On June 6, IJ Senior Attorney Steve Simpson will be joined by Institute for Justice Washington Chapter (IJ-WA) staff attorney Jeanette Petersen in the 9th Circuit to argue that the court should affirm the U.S. District Court’s decision in Ballen v. City of Redmond. In June 2004, the Honorable Marsha J. Pechman of the U.S. District Court for the Western District of Washington, held that the City of Redmond’s ban on portable signs containing certain commercial messages, such as those about bagels, while permitting other commercial signs, is unconstitutional. The judge cleared the way for IJ-WA client Blazing Bagels to communicate truthful information to potential customers regarding the fact that the shop is open and bagels are for sale. The judge explained, “The different treatment under the ordinance is entirely based on a sign’s content. There is no rational reason for such a distinction; there is no relationship between the content-based distinction and the safety and aesthetic goals. Rather than a reasonable fit, here there is an irrational fit.” Redmond appealed the ruling, and the 9th Circuit in Seattle is now poised to hear arguments as to whether the government may constitutionally pick and choose which businesses may advertise in Redmond.

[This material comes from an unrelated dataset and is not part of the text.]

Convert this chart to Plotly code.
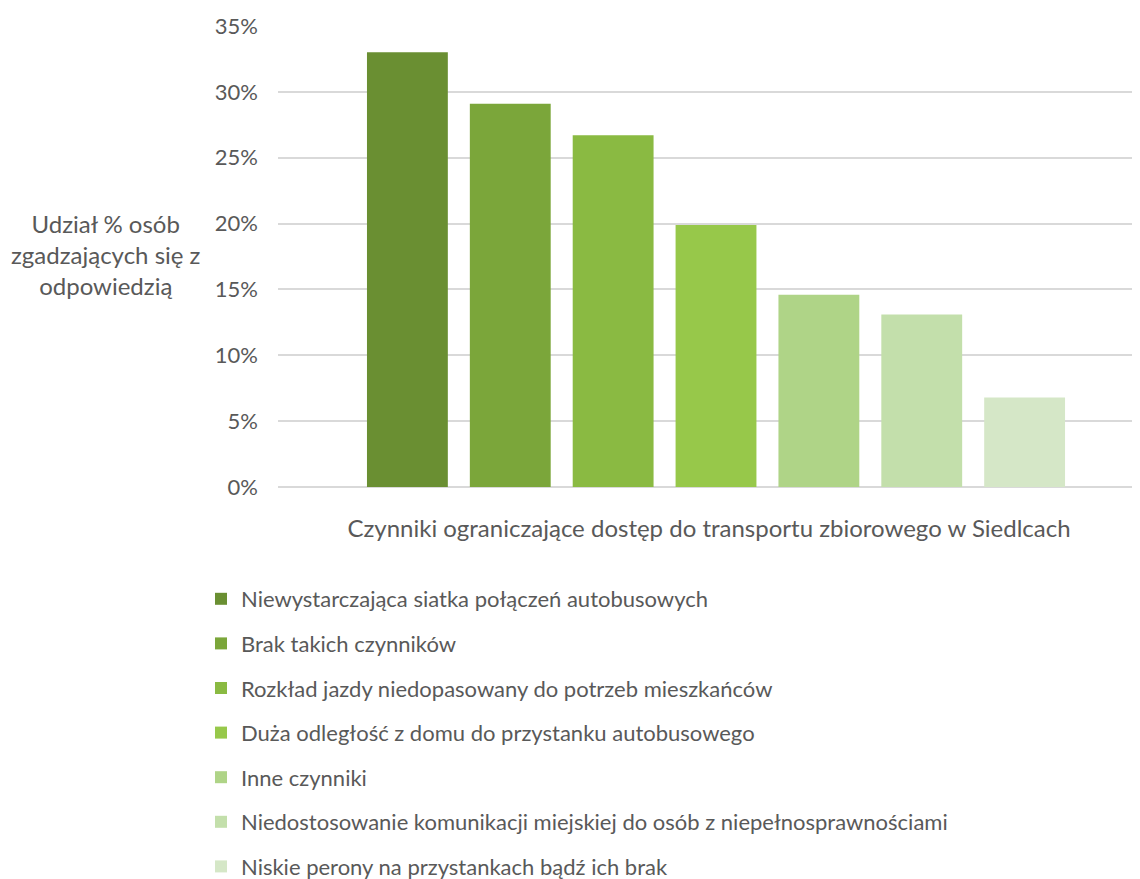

Two days later, on June 8, IJ-WA staff attorney Michael Bindas and I will be at the Washington Supreme Court arguing the case of San Juan County v. No New Gas Tax (now Yes912.com). This case underscores how so-called campaign finance laws at the state level are being used to stifle political debate. Last July, a Washington trial court ordered the Yes912.com committee (the campaign sponsoring an initiative to repeal a hefty gas tax increase) to report favorable discussions about the initiative on two talk radio shows as “in-kind contributions” subject to regulation under Washington’s campaign finance laws. The supposed “in-kind contributions” were the hosts’ on-air discussions of the initiative—that is, pure political speech in the media on an issue of importance to all Washingtonians. According to the municipalities, all of whom stood to gain millions in revenue from the tax, such discussions were not free speech, but rather were financial contributions to the campaign. And because contributions are limited to $5,000, in the last three weeks of the election, the talk show hosts were supposed to stop talking about the initiative. Because of the threat this decision posed to the unfettered exchange of ideas, the Institute for Justice Washington Chapter appealed the decision directly to the Washington Supreme Court. Under Washington law, the Supreme Court may directly review a trial court’s decision if the case involves “a fundamental and urgent issue of broad public import which requires prompt and ultimate determination.” In April, the Supreme Court accepted direct review.
“Although the subjects of speech in these two cases—bagels and politics—are different, both cases are really about the same thing: whether the government can choose which messages you hear.”
Whether the government’s motivation is disdain for speech about commercial activities, as in Ballen, or the crass political bullying of a campaign the government does not like, as in San Juan, both cases present the issue of whether the government can ban, harass or oppress speakers simply because it does not like the message they convey.
Since its beginning, the Institute for Justice has fought for the right of Americans to express their opinions about whatever topic they want, be it bagels or taxes. Under the Constitution, the government has no role in choosing which topics are acceptable and which are not. For one week in June, whether Americans still have the right to speak freely on all subjects will be the topic of conversation in Washington courtrooms.